The £2bn first "block" of the Future Rapid Effect System (FRES) Specialist Vehicle (SV) programme covers a demonstration phase and a follow-up contract to manufacture up to 600 fighting tanks of the Scout, Repair, Recovery and Protected Mobility variants.

Rivals BAE Systems and General Dynamics are submitting bids today. BAE Systems' pitch is for its CV90 model, built in Sweden; General Dynamics, its Austro-Spanish Ascod 2.

The future of the UK defence budget is increasingly uncertain, with the £175bn fiscal deficit looming large over all government spending plans and the mammoth Strategic Defence Review scheduled to start soon after next year's general election. Both FRES SV and the Warrior tank upgrade – which has a bid deadline of 18 November – have been given priority, although the remaining three blocks of FRES SV, which run to another 700 vehicles, are less certain.

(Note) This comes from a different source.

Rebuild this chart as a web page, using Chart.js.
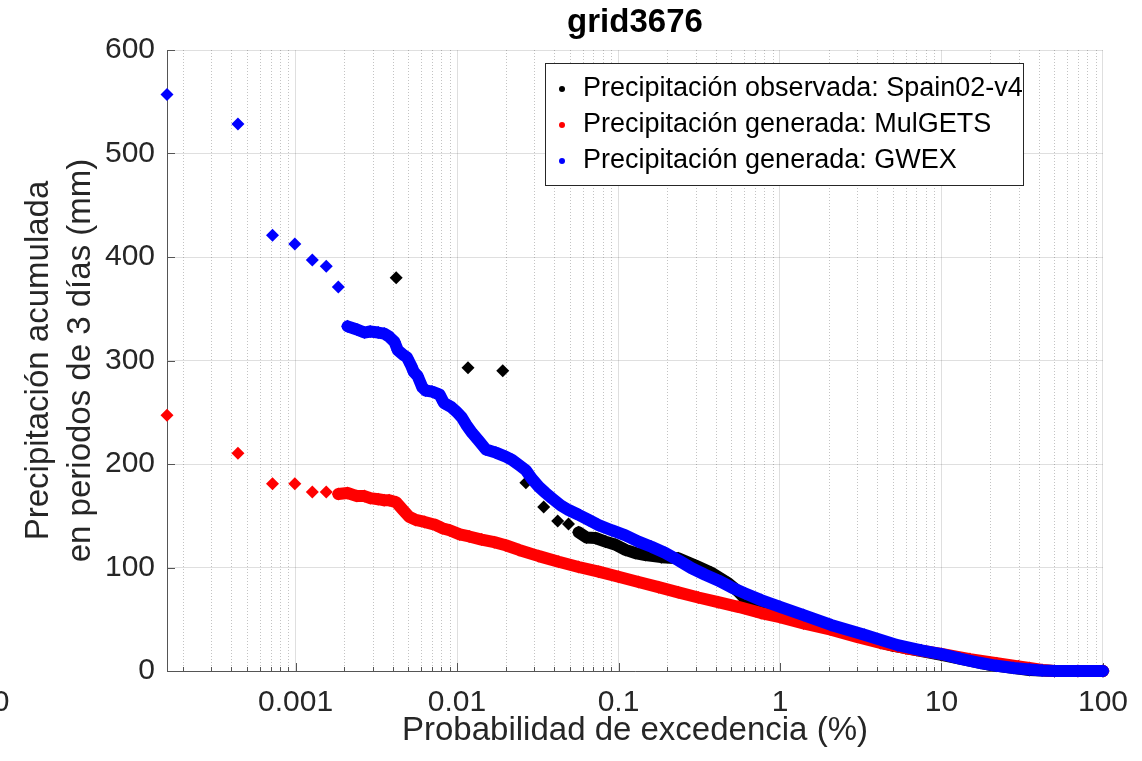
<!DOCTYPE html>
<html>
<head>
<meta charset="utf-8">
<script src="https://cdn.jsdelivr.net/npm/chart.js@4.4.1/dist/chart.umd.min.js"></script>
<style>
html,body{margin:0;padding:0;background:#ffffff;}
#wrap{width:1142px;height:761px;position:relative;}
</style>
</head>
<body>
<div id="wrap"><canvas id="c" width="1142" height="761"></canvas></div>
<script>
// ---------- data ----------
const chartTitle = 'grid3676';
const seriesNames = [
  'Precipitación observada: Spain02-v4',
  'Precipitación generada: MulGETS',
  'Precipitación generada: GWEX'
];
const xAxisTitle = 'Probabilidad de excedencia (%)';
const yAxisTitle = ['Precipitación acumulada', 'en periodos de 3 días (mm)'];
const xTickValues = [0.001, 0.01, 0.1, 1, 10, 100];
const xTickLabels = ['0.001', '0.01', '0.1', '1', '10', '100'];
const yTickValues = [0, 100, 200, 300, 400, 500, 600];
const yTickLabels = ['0', '100', '200', '300', '400', '500', '600'];

// observed (Spain02-v4)
const obsX = [0.0042, 0.0117, 0.0192, 0.0267, 0.0344, 0.042, 0.049, 0.0566, 0.0634, 0.072,
  0.0831, 0.0959, 0.1105, 0.127, 0.147, 0.184, 0.2345, 0.299, 0.375, 0.477,
  0.55, 0.634, 0.73, 1.0, 1.4, 2.0, 3.0, 5.0, 10, 20, 35, 50, 100];
const obsY = [380, 293, 290, 182, 158.5, 145, 142, 134, 129, 128.5,
  125, 122, 117, 114, 112, 110, 109, 102, 95, 85,
  77, 67, 62, 58, 52, 43, 34, 24.5, 15.5, 6, 1, 0, 0];

// generated (MulGETS)
const mulX = [0.00016, 0.00044, 0.00072, 0.00099, 0.00127, 0.00155,
  0.00184, 0.0021, 0.0024, 0.00267, 0.0029, 0.00325, 0.00354, 0.0038, 0.0042, 0.0046,
  0.00505, 0.00555, 0.0063, 0.0074, 0.0081, 0.0090, 0.0104, 0.0119, 0.0142, 0.017,
  0.020, 0.0242, 0.0321, 0.0426, 0.0566, 0.0753, 0.1, 0.133, 0.177, 0.2345,
  0.312, 0.414, 0.55, 0.764, 1.0, 1.4, 2.07, 3.0, 4.2, 6.0,
  10, 15, 22, 30, 35, 42, 50, 70, 100];
const mulY = [247, 210.5, 181, 181, 173, 173,
  171, 172, 169, 169, 167, 166, 165, 165, 163, 156,
  149, 146, 144, 141, 138, 136, 132, 130, 127, 124.5,
  121.5, 117, 111, 105.5, 100.5, 96, 91, 86, 81, 76,
  71, 66.5, 62, 56, 52, 46, 40, 33, 27, 22,
  16.5, 11.5, 7.5, 4.5, 3, 1, 0, 0, 0];

// generated (GWEX)
const gwexX = [0.00016, 0.00044, 0.00072, 0.00099, 0.00127, 0.00155, 0.00184,
  0.0021, 0.0024, 0.00267, 0.0029, 0.00325, 0.00354, 0.0038, 0.0041, 0.0043, 0.0046,
  0.0049, 0.0052, 0.0054, 0.0057, 0.0061, 0.0064, 0.0070, 0.0078, 0.0083, 0.0092,
  0.0100, 0.0107, 0.0114, 0.0124, 0.0137, 0.0151, 0.0174, 0.0201, 0.0219, 0.0242,
  0.0267, 0.0290, 0.0321, 0.0354, 0.0386, 0.0439, 0.0491, 0.0566, 0.0653, 0.0753,
  0.0906, 0.1105, 0.133, 0.160, 0.195, 0.2345, 0.282, 0.344, 0.414, 0.498,
  0.608, 0.764, 1.0, 1.4, 2.07, 3.33, 5.35, 7.5, 10, 13,
  17.5, 22, 28, 35, 42, 50, 70, 100];
const gwexY = [557, 528.5, 421, 412.5, 397, 391, 371,
  333, 330, 327, 328, 327, 326, 323, 318, 310, 306,
  303, 295, 289, 285, 274, 271, 270, 267, 259, 255,
  250, 245, 238, 230, 222, 214, 211, 207, 204, 199,
  194, 186, 178, 172, 167, 160, 155.5, 151, 146, 141,
  136, 131, 125, 120, 114, 107, 99.5, 93, 87.5, 81,
  75, 68.5, 62, 54, 44.5, 35, 25, 20, 16.4, 12,
  7.7, 5, 2.9, 1.5, 0.5, 0, 0, 0];

// probability from which the dots of each series merge into a continuous band
const mergeFrom = [0.055, 0.0018, 0.002];
const seriesColors = ['#000000', '#ff0000', '#0000ff'];

// ---------- chart ----------
const FONT = "'Liberation Sans', Arial, Helvetica, sans-serif";
const AXIS_COLOR = '#262626';

function makeDataset(i, xs, ys, order) {
  const color = seriesColors[i];
  const from = mergeFrom[i];
  return {
    label: seriesNames[i],
    data: xs.map((x, k) => ({x: x, y: ys[k]})),
    showLine: true,
    borderColor: color,
    backgroundColor: color,
    borderWidth: 12,
    borderCapStyle: 'round',
    borderJoinStyle: 'round',
    pointStyle: 'rectRot',
    pointRadius: 6.5,
    pointHoverRadius: 6.5,
    pointBorderWidth: 0,
    clip: false,
    order: order,
    segment: {
      borderColor: ctx => (ctx.p0.parsed.x >= from ? color : 'rgba(0,0,0,0)')
    }
  };
}

const axesPlugin = {
  id: 'matlabAxes',
  beforeDatasetsDraw(chart) {
    const {ctx, chartArea: a, scales} = chart;
    const x = scales.x, y = scales.y;
    ctx.save();
    // minor dotted vertical grid
    ctx.strokeStyle = 'rgba(38,38,38,0.28)';
    ctx.lineWidth = 1;
    ctx.setLineDash([1, 2]);
    for (let e = -4; e <= 1; e++) {
      for (let m = 2; m <= 9; m++) {
        const v = m * Math.pow(10, e);
        if (v < x.min || v > x.max) continue;
        const px = Math.round(x.getPixelForValue(v)) + 0.5;
        ctx.beginPath();
        ctx.moveTo(px, a.top);
        ctx.lineTo(px, a.bottom);
        ctx.stroke();
      }
    }
    ctx.setLineDash([]);
    // axis lines
    ctx.strokeStyle = '#555555';
    ctx.beginPath();
    ctx.moveTo(Math.round(a.left) + 0.5, a.top);
    ctx.lineTo(Math.round(a.left) + 0.5, Math.round(a.bottom) + 0.5);
    ctx.lineTo(a.right, Math.round(a.bottom) + 0.5);
    ctx.stroke();
    // inward ticks
    ctx.beginPath();
    for (let e = -4; e <= 2; e++) {
      for (let m = 1; m <= 9; m++) {
        const v = m * Math.pow(10, e);
        if (v < x.min || v > x.max * 1.0001) continue;
        const px = Math.round(x.getPixelForValue(v)) + 0.5;
        const len = m === 1 ? 8 : 4;
        ctx.moveTo(px, a.bottom);
        ctx.lineTo(px, a.bottom - len);
      }
    }
    yTickValues.forEach(v => {
      const py = Math.round(y.getPixelForValue(v)) + 0.5;
      ctx.moveTo(a.left, py);
      ctx.lineTo(a.left + 8, py);
    });
    ctx.stroke();
    ctx.restore();
  },
  afterDraw(chart) {
    const {ctx} = chart;
    ctx.save();
    // stray cut-off "0" tick label at the far left
    ctx.fillStyle = AXIS_COLOR;
    ctx.font = '30px ' + FONT;
    ctx.textAlign = 'center';
    ctx.textBaseline = 'middle';
    ctx.fillText('0', 1, 703);
    // legend
    const bx = 545.5, by = 63.5, bw = 478, bh = 122;
    ctx.fillStyle = '#ffffff';
    ctx.fillRect(bx, by, bw, bh);
    ctx.strokeStyle = '#262626';
    ctx.lineWidth = 1;
    ctx.strokeRect(bx, by, bw, bh);
    const rows = [89, 125, 161];
    ctx.font = '27px ' + FONT;
    ctx.textAlign = 'left';
    ctx.textBaseline = 'middle';
    seriesNames.forEach((name, i) => {
      ctx.fillStyle = seriesColors[i];
      ctx.beginPath();
      ctx.arc(562, rows[i], 3, 0, Math.PI * 2);
      ctx.fill();
      ctx.fillStyle = '#000000';
      ctx.fillText(name, 583, rows[i]);
    });
    ctx.restore();
  }
};

new Chart(document.getElementById('c'), {
  type: 'scatter',
  data: {
    datasets: [
      makeDataset(0, obsX, obsY, 3),
      makeDataset(1, mulX, mulY, 2),
      makeDataset(2, gwexX, gwexY, 1)
    ]
  },
  options: {
    responsive: false,
    animation: false,
    devicePixelRatio: 1,
    events: [],
    layout: {padding: {left: 0, right: 36, top: 0, bottom: 0}},
    plugins: {
      legend: {display: false},
      tooltip: {enabled: false},
      title: {
        display: true,
        text: chartTitle,
        fullSize: false,
        color: '#000000',
        font: {family: FONT, size: 33, weight: 'bold', lineHeight: 1.2},
        padding: {top: 3, bottom: 7.4}
      }
    },
    scales: {
      x: {
        type: 'logarithmic',
        min: 0.00016,
        max: 100,
        afterBuildTicks: s => { s.ticks = xTickValues.map(v => ({value: v, major: true})); },
        afterFit: s => { s.height = 90; },
        ticks: {
          autoSkip: false,
          maxRotation: 0,
          padding: 14,
          color: AXIS_COLOR,
          font: {family: FONT, size: 30},
          callback: (v, i) => xTickLabels[i]
        },
        grid: {color: 'rgba(38,38,38,0.15)', lineWidth: 1, drawTicks: false},
        border: {display: false},
        title: {
          display: true,
          text: xAxisTitle,
          color: AXIS_COLOR,
          font: {family: FONT, size: 33, lineHeight: 1.2},
          padding: {top: 0, bottom: 10.6}
        }
      },
      y: {
        type: 'linear',
        min: 0,
        max: 600,
        afterBuildTicks: s => { s.ticks = yTickValues.map(v => ({value: v})); },
        afterFit: s => { s.width = 167; },
        ticks: {
          padding: 12,
          color: AXIS_COLOR,
          font: {family: FONT, size: 30},
          callback: (v, i) => yTickLabels[i]
        },
        grid: {color: 'rgba(38,38,38,0.15)', lineWidth: 1, drawTicks: false},
        border: {display: false},
        title: {
          display: true,
          text: yAxisTitle,
          color: AXIS_COLOR,
          font: {family: FONT, size: 33, lineHeight: 42 / 33},
          padding: {top: 17.6, bottom: 0}
        }
      }
    }
  },
  plugins: [axesPlugin]
});
</script>
</body>
</html>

FRES has a chequered history. The SV programme starting today was given priority over the much-delayed Utility Vehicle (UV) element earlier this year – despite General Dynamics being announced as preferred bidder seven months earlier and some £132m already spent on it – prompting MPs to brand the programme a "fiasco". James Arbuthnot, the chairman of the Commons Defence Committee, did not pull his punches. "The FRES UV programme was, from the outset, poorly conceived and managed," he said in February.

So far, the newly prioritised SV element has performed better. It is little more than a month behind schedule. And if all goes according to the plan, a procurement process described as "sporty" by industry insiders will see the MoD Investment Approvals Board recommend a winner to the Government on 26 January and a contract signed by the end of March. The first vehicles will be delivered in 2014 and the army will have an "operating capability" in 2015.

FRES is a significant technical step forward for the British Army's tanks. The SVs will be the first-ever all-digital, networked armoured vehicles, with an overall operating system rather than a series of analogue dials. The successful supplier will also become the Microsoft of the Army's armoured vehicles because the "electronic architecture" of the FRES SV will be used both for all future hardware and to upgrade the rest of the existing fleet.